- [PROBLEM TO WORK ON]:
Only a number is wanted. Count the lines holding the string "that".

- [RECORDS TO USE]:
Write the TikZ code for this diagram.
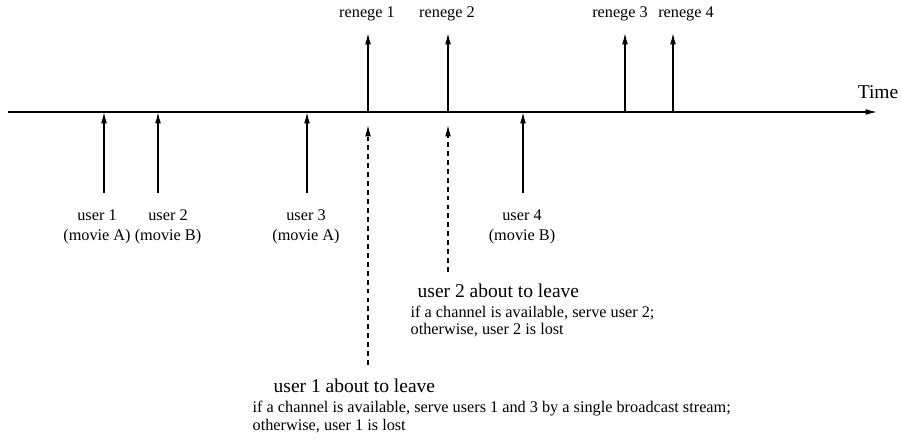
\documentclass[tikz,border=0pt]{standalone}
\usepackage{fontspec}
\setmainfont{Liberation Serif}
\usetikzlibrary{arrows.meta,positioning}

\begin{document}
\begin{tikzpicture}[x=0.615pt, y=-0.615pt, >={Latex[length=7pt,width=3.6pt]},
  line width=0.8pt, line cap=butt,
  lbl/.style={font=\fontsize{10}{12.5}\selectfont, align=center, inner sep=0pt},
  head/.style={font=\fontsize{12}{14}\selectfont, anchor=base west, inner sep=0pt},
  note/.style={font=\fontsize{10}{11}\selectfont, align=left, anchor=base west, inner sep=0pt},
  leave/.style={->, dash pattern=on 3pt off 2.5pt}]

\useasboundingbox (0,0) rectangle (902,441);

% time axis
\coordinate (t0) at (8,112);
\coordinate (t1) at (877,112);
\draw[->] (t0) -- (t1);
\node[font=\fontsize{12}{14}\selectfont, inner sep=0pt] (time) at (878,92) {Time};

% arrivals
\coordinate (a1) at (104,193); \coordinate (a1t) at (104,112);
\coordinate (a2) at (158,193); \coordinate (a2t) at (158,112);
\coordinate (a3) at (307,193); \coordinate (a3t) at (307,112);
\coordinate (a4) at (523,193); \coordinate (a4t) at (523,112);
\draw[->] (a1) -- (a1t);
\draw[->] (a2) -- (a2t);
\draw[->] (a3) -- (a3t);
\draw[->] (a4) -- (a4t);
\node[lbl] (u1) at (97,227) {user 1\\(movie A)};
\node[lbl] (u2) at (168,227) {user 2\\(movie B)};
\node[lbl] (u3) at (306,227) {user 3\\(movie A)};
\node[lbl] (u4) at (522,227) {user 4\\(movie B)};

% reneges
\coordinate (r1) at (368,112); \coordinate (r1t) at (368,33);
\coordinate (r2) at (448,112); \coordinate (r2t) at (448,33);
\coordinate (r3) at (625,112); \coordinate (r3t) at (625,33);
\coordinate (r4) at (673,112); \coordinate (r4t) at (673,33);
\draw[->] (r1) -- (r1t);
\draw[->] (r2) -- (r2t);
\draw[->] (r3) -- (r3t);
\draw[->] (r4) -- (r4t);
\node[lbl] (n1) at (367,14) {renege 1};
\node[lbl] (n2) at (447,14) {renege 2};
\node[lbl] (n3) at (620,14) {renege 3};
\node[lbl] (n4) at (686,14) {renege 4};

% about to leave
\node[head] (h2) at (417,298) {user 2 about to leave};
\node[note] (w2) at (410,335) {if a channel is available, serve user 2;\\otherwise, user 2 is lost};
\node[head] (h1) at (273,393) {user 1 about to leave};
\node[note] (w1) at (252,430) {if a channel is available, serve users 1 and 3 by a single broadcast stream;\\otherwise, user 1 is lost};
\coordinate (d1) at (368,365); \coordinate (d1t) at (368,125);
\coordinate (d2) at (448,272); \coordinate (d2t) at (448,125);
\draw[leave] (d1) -- (d1t);
\draw[leave] (d2) -- (d2t);

\end{tikzpicture}
\end{document}
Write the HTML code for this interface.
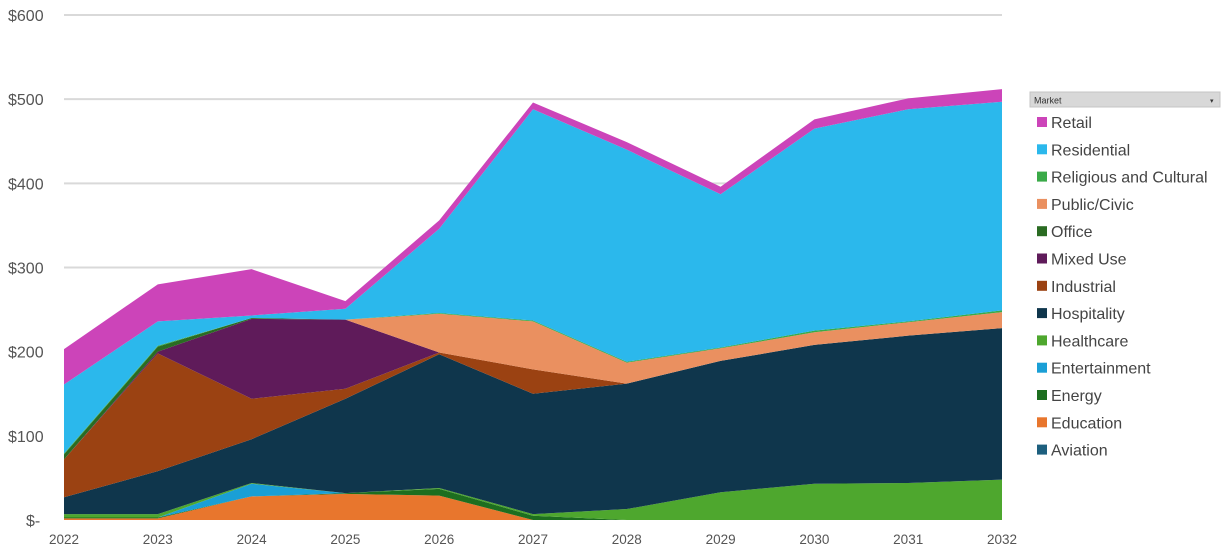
<!DOCTYPE html>
<html><head><meta charset="utf-8"><style>
body{margin:0;background:#fff;width:1224px;height:548px;overflow:hidden;font-family:"Liberation Sans","DejaVu Sans",sans-serif;}
svg text{fill:#555;font-family:"Liberation Sans","DejaVu Sans",sans-serif;}
</style></head><body>
<svg id="chart" width="1224" height="548" xmlns="http://www.w3.org/2000/svg">
<g id="grid"></g>
<g id="areas"></g>
<g id="yaxis"></g>
<g id="xaxis"></g>
<g id="legend">
<rect x="1030" y="92" width="190" height="15" fill="#d8d8d8" stroke="#c4c4c4"/>
<text x="1034" y="103.5" font-size="9" style="fill:#333">Market</text>
<text x="1210" y="103" font-size="7" style="fill:#333">▾</text>
</g>
</svg>
<script>
const years=["2022","2023","2024","2025","2026","2027","2028","2029","2030","2031","2032"];
const seriesNames=["Aviation","Education","Energy","Entertainment","Healthcare","Hospitality","Industrial","Mixed Use","Office","Public/Civic","Religious and Cultural","Residential","Retail"];
const aviation=[0,0,0,0,0,0,0,0,0,0,0];
const education=[2,2,28,31,29,0,0,0,0,0,0];
const energy=[1,1,0,1,8,5,0,0,0,0,0];
const entertainment=[0,0,15,0,0,0,0,0,0,0,0];
const healthcare=[4,4,1,0,1,2,13,33,43,44,48];
const hospitality=[20,51,52,112,159,143,149,156,165,175,180];
const industrial=[45,140,48,12,2,29,0,0,0,0,0];
const mixedUse=[0,2,95,82,0,0,0,0,0,0,0];
const office=[6,6,1,0,0,0,0,0,0,0,0];
const publicCivic=[0,0,0,0,46,57,25,15,15,16,19];
const religious=[1,1,0,0,1,1,1,1,2,1,2];
const residential=[82,29,3,13,100,251,252,182,240,252,248];
const retail=[42,44,55,9,10,8,9,9,11,13,15];
const yTicks=[0,100,200,300,400,500,600];
const yTickLabels=["$-","$100","$200","$300","$400","$500","$600"];
const colors=["#1d5f7e","#e8762d","#1d6e1f","#1a9fd6","#4ea72e","#0f364c","#9b4212","#5f1b5a","#2a6b22","#ea9060","#3aaa48","#2bb8ec","#cc44b9"];
const series=[aviation,education,energy,entertainment,healthcare,hospitality,industrial,mixedUse,office,publicCivic,religious,residential,retail];
const NS="http://www.w3.org/2000/svg";
const x0=64,x1=1002,yBot=520,yTop=15,yMax=600;
const xScale=i=>x0+(x1-x0)*i/(years.length-1);
const yScale=v=>yBot-(yBot-yTop)*v/yMax;
function mk(tag,attrs,parent){const e=document.createElementNS(NS,tag);for(const k in attrs)e.setAttribute(k,attrs[k]);parent.appendChild(e);return e;}
const grid=document.getElementById('grid'),yax=document.getElementById('yaxis'),xax=document.getElementById('xaxis'),areas=document.getElementById('areas'),legend=document.getElementById('legend');
yTicks.forEach((t,i)=>{
  if(t>0){const l=mk('line',{x1:x0,x2:x1,y1:yScale(t),y2:yScale(t),stroke:'#d9d9d9','stroke-width':2},grid);
  
  }
  const tx=mk('text',{x:t===0?26:8,y:yScale(t)+6,'font-size':16},yax);
  
  
  tx.textContent=yTickLabels[i];
});
years.forEach((y,i)=>{
  const tx=mk('text',{x:xScale(i),y:544,'font-size':13.5,'text-anchor':'middle'},xax);
  
  
  tx.textContent=y;
});
let cum=years.map(()=>0);
series.forEach((s,si)=>{
  const lower=cum.slice();
  const upper=cum.map((c,i)=>c+s[i]);
  let d='';
  upper.forEach((v,i)=>{d+=(i?'L':'M')+xScale(i)+','+yScale(v);});
  for(let i=lower.length-1;i>=0;i--)d+='L'+xScale(i)+','+yScale(lower[i]);
  d+='Z';
  const p=mk('path',{d:d,fill:colors[si]},areas);
  
  
  cum=upper;
});
for(let k=seriesNames.length-1;k>=0;k--){
  const idx=seriesNames.length-1-k;
  const yy=122+idx*27.3;
  const g=mk('g',{},legend);
  
  
  mk('rect',{x:1037,y:yy-5,width:10,height:10,fill:colors[k]},g);
  const t=mk('text',{x:1051,y:yy+6,'font-size':16},g);
  t.setAttribute('style','fill:#444');
  t.textContent=seriesNames[k];
}
</script>
</body></html>
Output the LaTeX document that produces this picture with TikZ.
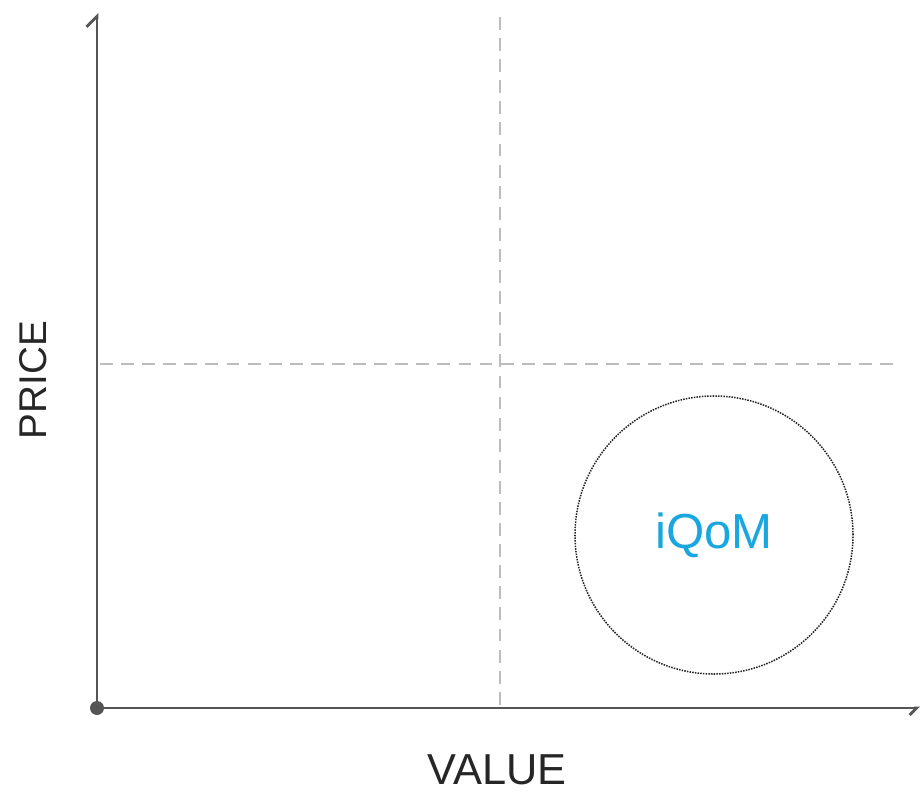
\documentclass[tikz,border=0pt]{standalone}
\usepackage{fontspec}
\setmainfont{Liberation Sans}
\usetikzlibrary{arrows.meta}
\definecolor{axisgray}{HTML}{555555}
\definecolor{guidegray}{HTML}{BDBDBD}
\definecolor{iqomblue}{HTML}{1AA7E0}

\begin{document}
\begin{tikzpicture}[x=0.03cm, y=-0.03cm,
    axis/.style={line width=2.4pt, axisgray},
    guide/.style={line width=1.6pt, guidegray, dash pattern=on 11pt off 7pt},
    bubble/.style={circle, draw=black!85, densely dotted, line width=1.3pt,
        minimum size=8.34cm, inner sep=0pt, text=iqomblue,
        font=\fontsize{42}{50}\selectfont},
    axislabel/.style={text=black!85, inner sep=0pt, font=\fontsize{37}{44}\selectfont}]

    \useasboundingbox (0,0) rectangle (924,792);

    \coordinate (origin) at (97,708);
    \coordinate (ytip) at (97,13);
    \coordinate (xtip) at (920,708);
    \coordinate (vtop) at (500,17);
    \coordinate (vbot) at (500,708);
    \coordinate (hleft) at (100,364);
    \coordinate (hright) at (900,364);

    % quadrant guides
    \draw[guide] (vtop) -- (vbot);
    \draw[guide] (hleft) -- (hright);

    % axes
    \draw[axis, -{Straight Barb[harpoon, length=9pt, width=18pt, line width=2.4pt]}] (origin) -- (ytip);
    \draw[axis, -{Straight Barb[harpoon, swap, length=6pt, width=12pt, line width=2.4pt]}] (origin) -- (xtip);
    \fill[axisgray] (origin) circle (7);

    \node[bubble] (iqom) at (714,535) {iQoM};

    \node[axislabel, anchor=base] (value) at (497,784) {VALUE};
    \node[axislabel, rotate=90, font=\fontsize{33}{40}\selectfont] (price) at (33,380) {PRICE};

\end{tikzpicture}
\end{document}
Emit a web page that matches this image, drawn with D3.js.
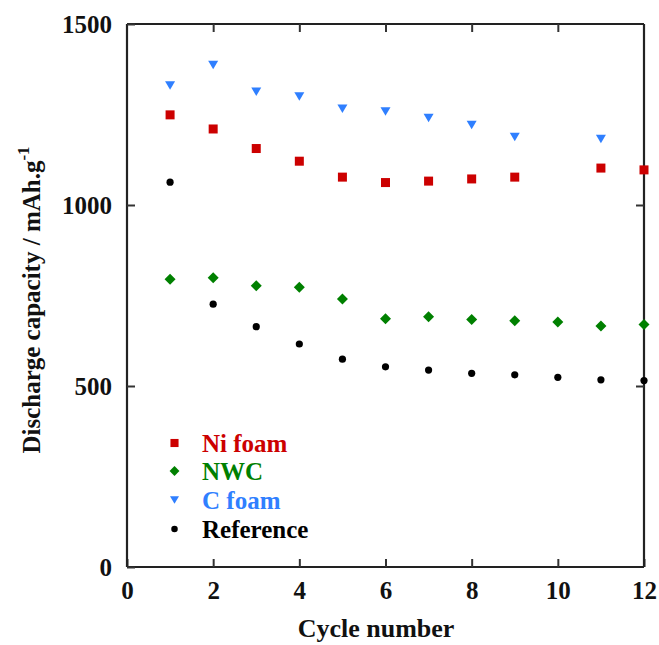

- [SOLUTION TO THIS TASK]:
2